Bell Telephone Laboratories or
Bell Labs was originally the research and development arm of the
Bell System[?], developing everything from
telephone switches to specialized coverings for telephone cables, to the
transistor.
In 1925 Walter Gifford (president of AT&T) established the separate entity called Bell Telephone Laboratories Inc., which took over work previously conducted by the research division of Western Electric's engineering department. Bell Labs was 50 percent owned by Western Electric, and 50 percent owned by AT&T.
The work done by Bell Labs was broadly divided into three categories: research, systems engineering and development.
Research created the theoretical underpinnings for telecommunications. It covered subjects like mathematics, physics, material sciences, behavioral sciences, computer programming theory, etc.
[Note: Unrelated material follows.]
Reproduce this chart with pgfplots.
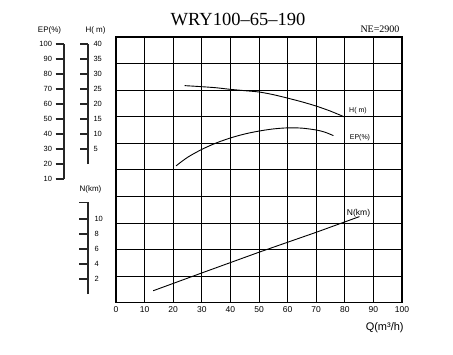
\documentclass[border=0pt]{standalone}
\usepackage{fontspec}
\setmainfont{Liberation Sans}
\newfontfamily\serif{Liberation Serif}
\usepackage{pgfplots}
\pgfplotsset{compat=1.18}
\begin{document}
\begin{tikzpicture}[x=1pt,y=1pt]
\useasboundingbox (0,0) rectangle (453,-354);
% main chart
\begin{axis}[
  at={(116pt,-302.7pt)}, anchor=south west,
  scale only axis, width=286pt, height=265.7pt,
  xmin=0, xmax=100, ymin=0, ymax=10,
  xtick={0,10,...,100},
  xticklabels={0,10,20,30,40,50,60,70,80,90,100},
  ytick={0,1,...,10}, yticklabel=\empty,
  major tick length=0pt,
  grid=major, grid style={black, line width=0.85pt},
  axis line style={black, line width=1.2pt},
  xticklabel style={font=\fontsize{8.5}{9}\selectfont},
  clip=false,
]
% H(m)
\addplot[black, line width=0.9pt, smooth] coordinates {
 (24,8.17) (30,8.13) (35,8.09) (40,8.03) (45,7.98) (50,7.93) (55,7.83)
 (60,7.70) (65,7.56) (70,7.40) (75,7.21) (79.7,7.0)};
% EP(%)
\addplot[black, line width=0.9pt, smooth] coordinates {
 (21,5.15) (25,5.47) (30,5.77) (35,6.01) (40,6.20) (45,6.35) (50,6.46)
 (55,6.54) (60,6.58) (65,6.57) (70,6.50) (73,6.42) (76,6.29)};
% N(km)
\addplot[black, line width=0.9pt] coordinates {
 (13,0.45) (30,1.12) (50,1.90) (70,2.65) (85.1,3.24)};
\node[font=\fontsize{7}{8}\selectfont] at (axis cs:84.6,7.21) {H( m)};
\node[font=\fontsize{7}{8}\selectfont] at (axis cs:85.3,6.20) {EP(\%)};
\node[font=\fontsize{8.5}{9}\selectfont] at (axis cs:84.8,3.38) {N(km)};
\end{axis}
% EP scale
\begin{axis}[
  at={(64pt,-179pt)}, anchor=south west,
  scale only axis, width=10pt, height=135pt,
  xmin=0, xmax=1, ymin=10, ymax=100,
  axis y line=left, axis x line=none, xtick=\empty,
  y axis line style={-, line width=1.3pt, black!85},
  ytick={10,20,...,100},
  yticklabels={10,20,30,40,50,60,70,80,90,100},
  tick align=outside, major tick length=8.5pt,
  every tick/.style={line width=1.3pt, black!85},
  yticklabel style={font=\fontsize{7.5}{9}\selectfont},
]
\end{axis}
% H scale
\begin{axis}[
  at={(88pt,-164pt)}, anchor=south east,
  scale only axis, width=10pt, height=120pt,
  xmin=0, xmax=1, ymin=0, ymax=40,
  axis y line=right, axis x line=none, xtick=\empty,
  y axis line style={-, line width=1.3pt, black!85},
  ytick={5,10,...,40},
  yticklabels={5,10,15,20,25,30,35,40},
  tick align=inside, major tick length=8.5pt,
  every tick/.style={line width=1.3pt, black!85},
  yticklabel style={font=\fontsize{7.5}{9}\selectfont, xshift=2pt},
]
\end{axis}
% N scale
\begin{axis}[
  at={(88pt,-294pt)}, anchor=south east,
  scale only axis, width=10pt, height=91.7pt,
  xmin=0, xmax=1, ymin=0, ymax=12.23,
  axis y line=right, axis x line=none, xtick=\empty,
  y axis line style={-, line width=1.3pt, black!85},
  ytick={2,4,6,8,10,12.23},
  yticklabels={2,4,6,8,10,{}},
  tick align=inside, major tick length=9pt,
  every tick/.style={line width=1.3pt, black!85},
  yticklabel style={font=\fontsize{7.5}{9}\selectfont, xshift=3pt},
]
\end{axis}
\node[font=\fontsize{8}{9}\selectfont] at (49.5,-30) {EP(\%)};
\node[font=\fontsize{8}{9}\selectfont] at (95.5,-30) {H( m)};
\node[font=\fontsize{8}{9}\selectfont] at (90.5,-189.5) {N(km)};
\node[font=\serif\fontsize{18.5}{20}\selectfont, anchor=base] at (238,-25.7) {WRY100–65–190};
\node[font=\serif\fontsize{10}{11}\selectfont, anchor=base] at (380,-32.3) {NE=2900};
\node[font=\fontsize{11}{12}\selectfont] at (384.7,-328) {Q(m³/h)};
\end{tikzpicture}
\end{document}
Systems engineering concerned itself with conceiving the highly complex systems that make up the telecommunication networks.
Development, by far the largest of Bell Labs' activities designed the specific systems -- both hardware and software -- needed to build the Bell System's telecommunications networks.
- In 1933, Karl Jansky in his work for Bell Labs investigating the origins of static on long distance communications, discovered that radio waves were being emitted from the centre of the Galaxy - the founding of Radio astronomy, though Bell did not pursue this, being more focussed on the problems of telecommunications.
- The transistor was invented by Bell Labs in 1947. The people responsible for the discovery, John Bardeen, William Bradford Shockley, and Walter Houser Brattain, won the Nobel Prize in Physics in 1956.
- Claude Shannon, working as a research mathematician, published "The Mathematical Theory of Communication" (1948) in the Bell System Technical Journal, which in part built on earlier work in information theory at Bell Labs by Nyquist and Hartley.
- Bell Labs developed the photovoltaic cell[?].
- Bell Labs was also the original home to the UNIX operating system and the C programming language, developed by Brian Kernighan, Dennis Ritchie, and Ken Thompson in the early 1970s, as well as the C++ programming language developed by Bjarne Stroustrup in the 1980s.
In 1996 AT&T spun off Bell Labs, along with most of its equipment-manufacturing business, into a new company named Lucent Technologies. AT&T retained a smaller number of researchers to form AT&T Laboratories[?].
Bell Labs is currently located in Murray Hill, New Jersey.